Whether or not a taxpayer is a mining entity or not, the provision for capital allowances will not be applied on computer software acquired or developed for resale or sale. The expenditure will be treated as cost of goods or inventory of the taxpayer in the determination of taxable income. Meanwhile licence fees or royalties on computer software is neither tax deductible nor treated as capital expenditure ranking for capital allowances except annual and renewal fees. These are treated as deductible expenses in the computation of income tax.
Any person paying licensee fees (royalties) to a non-resident person, whether or not they are once off or renewal fees, is required to deduct non- resident tax on royalties at 15% of the royalties. A lower rate may apply if the non-resident licensor is a resident of a country that has concluded a tax treaty with Zimbabwe. Value added tax (VAT) on imported services is also applicable.
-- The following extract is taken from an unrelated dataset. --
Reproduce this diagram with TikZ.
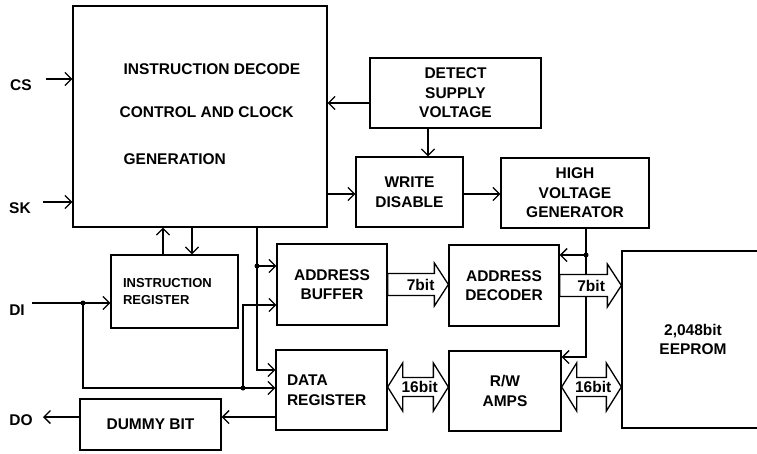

This is an obligation of the resident person importing the services and is levied at the rate of 15% of the open market or invoice value of the imported services.
In conclusion taxpayers should be mindful of penalties and interest that may arise from incorrect deduction of expenditure on computer software acquired or developed by them for use in their business. The tax benefit arising from this expenditure can only arise from claiming capital allowances on this expenditure. To correct the imbalances, miners would also be getting capital redemption allowances on computer software expenditure acquired or developed for use in their trade come 1 January 2020.